Generally it doesn’t make sense to exercise a put option early. Usually its more logical to hold it right up to expiration. However if you own the stock, and you own a way in the money put option, it maybe worth more to put the stock than to sell the two separately. I think this is what happened some of the times that we got our puts exercised and ended up holding the stock. If the stock moves in your favor (for a put spread, thats up), then this should be less likely to happen.
All in all its an interesting strategy, but probably not one that we will continue using. The risk of getting exercised early is pretty high evidently (we had it happen 4 out of 5 times), and if you get exercised then you either have to hold the stock until a dividend, or sell out and take the loss of the spread amount. Although if you wanted to own the stock anyway, this might be a great way to put on a position and end up with a protective put. Another drawback is that the stock has to move significantly in your favor to make the $0.40 maximum gain. And if it really moves, you could end up missing your window, and not be able to make a profit.

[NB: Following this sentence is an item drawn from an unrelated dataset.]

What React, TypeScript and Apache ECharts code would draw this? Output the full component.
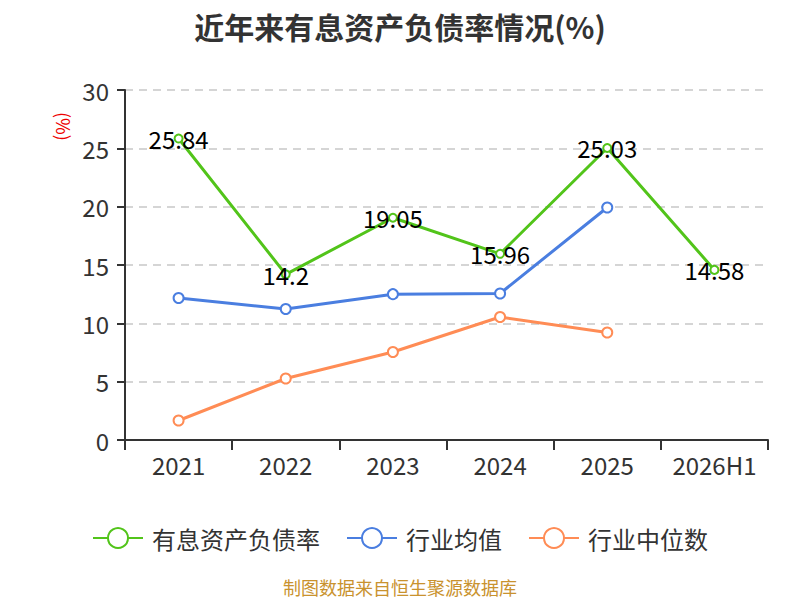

As an alternative, we’re using the MITTs strategy I also discussed last time. This consists of holding the amount you want to invest in a safe money market, and using what you expect to earn in interest to buy options on the stocks you would otherwise have purchased. This way you have a position in the stock, but if you are wrong and the stock doesn’t rise, and the options expire worthless, then you will still be at even for the year. And if you are really wrong and the stock dives off a cliff, then you’re still even.